Assuan


ASSUAN, or Aswan, a town of Upper Egypt on the east bank of the Nile, facing Elephantine Island below the First Cataract, and 590 m. S. of Cairo by rail. It is the capital of a province of the same name - the southernmost province of Egypt. Population (1907) 16,128. The principal buildings are along the river front, where a broad embankment has been built. Popular among Europeans as a winter health resort and tourist centre, Assuan is provided with large modern hotels (one situated on Elephantine Island), and there is an English church. South-east of the railway station are the ruins of a temple built by Ptolemy Euergetes, and still farther south are the famous granite quarries of Syene. On Elephantine Island are an ancient nilometer and other remains, including a granite gateway built under Alexander the Great at the temple of the local ram-headed god Chnubis or Chnumis (Eg.
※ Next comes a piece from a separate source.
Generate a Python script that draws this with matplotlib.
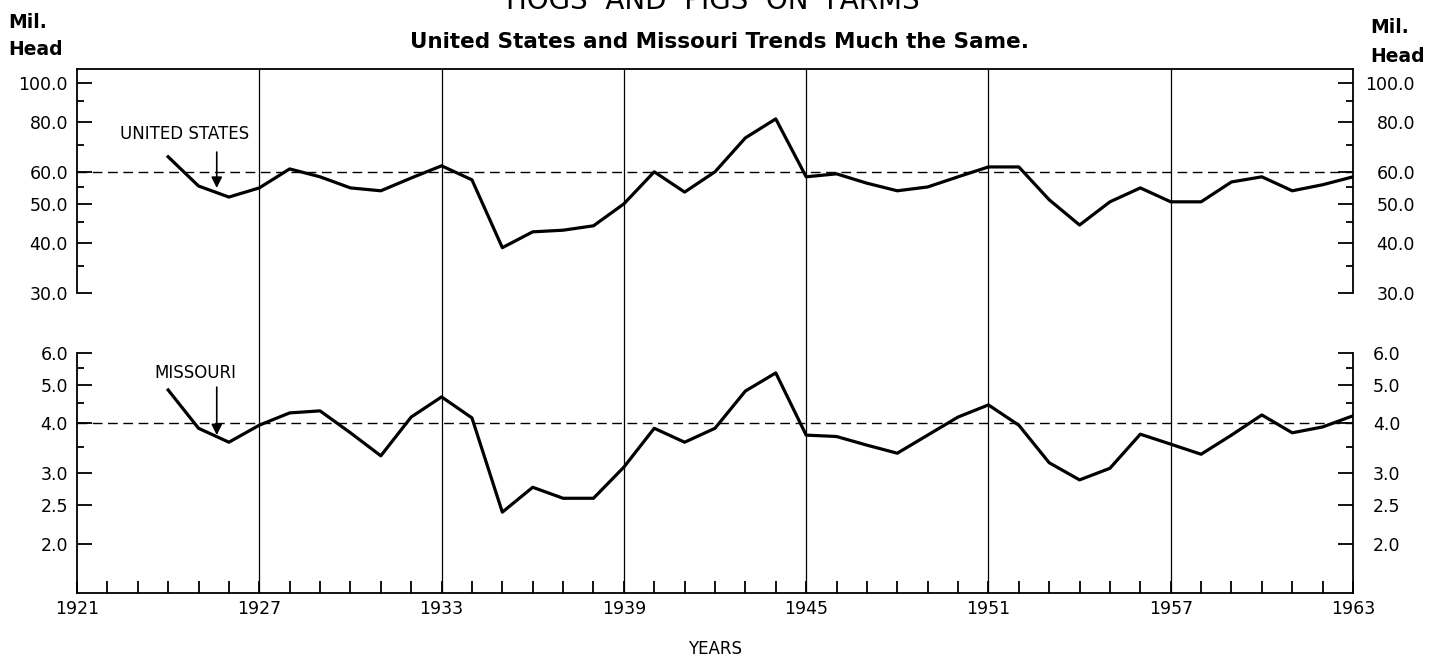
import matplotlib
matplotlib.use("Agg")
import matplotlib.pyplot as plt
from matplotlib.ticker import FixedLocator, NullFormatter

# hogs and pigs on farms, million head, January 1
years = list(range(1924, 1964))
us = [65.5, 55.4, 52.0, 54.8, 61.1, 58.4, 54.8, 53.9, 58.0, 62.2,
      57.4, 38.9, 42.6, 43.0, 44.1, 50.0, 60.1, 53.5, 60.1, 73.0,
      81.4, 58.4, 59.4, 56.3, 53.9, 55.1, 58.4, 61.8, 61.8, 51.2,
      44.3, 50.6, 54.8, 50.6, 50.6, 56.7, 58.4, 53.9, 55.8, 58.4]
missouri = [4.85, 3.89, 3.59, 3.96, 4.25, 4.30, 3.79, 3.32, 4.15, 4.66,
            4.13, 2.40, 2.77, 2.60, 2.60, 3.11, 3.89, 3.59, 3.89, 4.82,
            5.35, 3.74, 3.71, 3.53, 3.37, 3.74, 4.15, 4.45, 3.96, 3.19,
            2.89, 3.09, 3.76, 3.55, 3.35, 3.74, 4.20, 3.79, 3.92, 4.18]

us_ticks = [30, 40, 50, 60, 80, 100]
us_minor = [35, 45, 55, 70, 90]
mo_ticks = [2.0, 2.5, 3.0, 4.0, 5.0, 6.0]
mo_minor = [3.5, 4.5, 5.5]
year_labels = list(range(1921, 1964, 6))
us_ref = 60
mo_ref = 4.0

W, H = 1439, 661
fig = plt.figure(figsize=(W / 100, H / 100), dpi=100)
fig.patch.set_facecolor("white")


def box(x0, y0, x1, y1):
    # pixel box (top-left origin) -> figure fraction rect
    return [x0 / W, 1 - y1 / H, (x1 - x0) / W, (y1 - y0) / H]


X0, X1 = 77, 1353
TOP, US_BOT, MO_TOP, BOT = 69, 293, 353, 593
font = "DejaVu Sans"

# background frame with the six-year lines
bg = fig.add_axes(box(X0, TOP, X1, BOT))
bg.set_xlim(1921, 1963)
bg.set_ylim(0, 1)
for s in ["left", "right", "bottom"]:
    bg.spines[s].set_visible(False)
bg.spines["top"].set_linewidth(1.3)
bg.set_xticks([])
bg.set_yticks([])
for yr in year_labels[1:-1]:
    bg.axvline(yr, color="black", lw=0.9)

# united states panel
ax1 = fig.add_axes(box(X0, TOP, X1, US_BOT))
ax1.set_facecolor("none")
ax1.set_yscale("log")
ax1.set_xlim(1921, 1963)
ax1.set_ylim(30, 100 * 10 ** (14 / 402))
ax1.spines["top"].set_visible(False)
ax1.spines["bottom"].set_visible(False)
for s in ["left", "right"]:
    ax1.spines[s].set_linewidth(1.3)
ax1.set_xticks([])
ax1.yaxis.set_major_locator(FixedLocator(us_ticks))
ax1.yaxis.set_minor_locator(FixedLocator(us_minor))
ax1.yaxis.set_minor_formatter(NullFormatter())
ax1.set_yticklabels(["%.1f" % v for v in us_ticks])
ax1.tick_params(axis="y", which="major", direction="in", length=11, width=1.3,
                left=True, right=True, labelleft=True, labelright=True,
                labelsize=12.5, pad=6.5)
ax1.tick_params(axis="y", which="minor", direction="in", length=5, width=1.3,
                left=True, right=True)
for t in ax1.yaxis.get_major_ticks():
    t.label2.set_horizontalalignment("right")
    t.label2.set_x(1 + 53 / (X1 - X0))
ax1.plot(years, us, color="black", lw=2.3)
ax1.axhline(us_ref, color="black", lw=1.0, ls=(0, (7, 4)))
ax1.text(1924.55, 74.5, "UNITED STATES", ha="center", va="center",
         fontsize=12, family=font)
ax1.annotate("", xy=(1925.6, 54.8), xytext=(1925.6, 67.3),
             arrowprops=dict(arrowstyle="-|>", color="black", lw=1.2,
                             mutation_scale=16, shrinkA=0, shrinkB=0))

# missouri panel
ax2 = fig.add_axes(box(X0, MO_TOP, X1, BOT))
ax2.set_facecolor("none")
ax2.set_yscale("log")
ax2.set_xlim(1921, 1963)
ax2.set_ylim(6 * 10 ** (-240 / 400), 6.0)
ax2.spines["top"].set_visible(False)
for s in ["left", "right", "bottom"]:
    ax2.spines[s].set_linewidth(1.3)
ax2.yaxis.set_major_locator(FixedLocator(mo_ticks))
ax2.yaxis.set_minor_locator(FixedLocator(mo_minor))
ax2.yaxis.set_minor_formatter(NullFormatter())
ax2.set_yticklabels(["%.1f" % v for v in mo_ticks])
ax2.tick_params(axis="y", which="major", direction="in", length=11, width=1.3,
                left=True, right=True, labelleft=True, labelright=True,
                labelsize=12.5, pad=6.5)
ax2.tick_params(axis="y", which="minor", direction="in", length=5, width=1.3,
                left=True, right=True)
for t in ax2.yaxis.get_major_ticks():
    t.label2.set_x(1 + 11 / (X1 - X0))
ax2.xaxis.set_major_locator(FixedLocator(year_labels))
ax2.xaxis.set_minor_locator(FixedLocator([y for y in range(1922, 1963) if y not in year_labels]))
ax2.set_xticklabels([str(y) for y in year_labels])
ax2.tick_params(axis="x", which="both", direction="in", length=9, width=1.3,
                labelsize=12.5, pad=5)
ax2.plot(years, missouri, color="black", lw=2.3)
ax2.axhline(mo_ref, color="black", lw=1.0, ls=(0, (7, 4)))
ax2.text(1924.9, 5.35, "MISSOURI", ha="center", va="center",
         fontsize=12, family=font)
ax2.annotate("", xy=(1925.6, 3.74), xytext=(1925.6, 4.93),
             arrowprops=dict(arrowstyle="-|>", color="black", lw=1.2,
                             mutation_scale=16, shrinkA=0, shrinkB=0))
ax2.set_xlabel("YEARS", fontsize=12, labelpad=16)

# titles and unit labels
fig.text(713 / W, 1 - 9 / H, "HOGS  AND  PIGS  ON  FARMS", ha="center",
         va="baseline", fontsize=20, family=font)
fig.text(719 / W, 1 - 48 / H, "United States and Missouri Trends Much the Same.",
         ha="center", va="baseline", fontsize=15.5, fontweight="bold", family=font)
fig.text(8 / W, 1 - 28 / H, "Mil.", ha="left", va="baseline",
         fontsize=13.5, fontweight="bold", family=font)
fig.text(8 / W, 1 - 55 / H, "Head", ha="left", va="baseline",
         fontsize=13.5, fontweight="bold", family=font)
fig.text(1370 / W, 1 - 33 / H, "Mil.", ha="left", va="baseline",
         fontsize=13.5, fontweight="bold", family=font)
fig.text(1370 / W, 1 - 62 / H, "Head", ha="left", va="baseline",
         fontsize=13.5, fontweight="bold", family=font)

fig.savefig("out.png", dpi=100, facecolor="white")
Khnum), perhaps on account of his connexion with Ammon; two small but very beautiful temples of the XVIIIth Dynasty were destroyed there about 1820. In the hill on the opposite side of the river are tombs of the VIth to XIIth dynasties, opened by Lord Grenfell in 1885-1886. The inscriptions show that they belonged to frontier-prefects whose expeditions into Nubia, &c., are recorded in them. Three and a half miles above the town, at the beginning of the Cataract, the Assuan Dam stretches across the Nile. This great engineering work was finished in December 1902 (see Irrigation: Egypt; and Nile). Above the dam the Nile presents the appearance of a vast lake. Consequent on the rise of the water-level several islands have been wholly and others partly submerged, among the latter Philae. On the east bank opposite Philae is the village of Shellal, southern terminus of the Egyptian railway system and the starting point of steamers for the Sudan.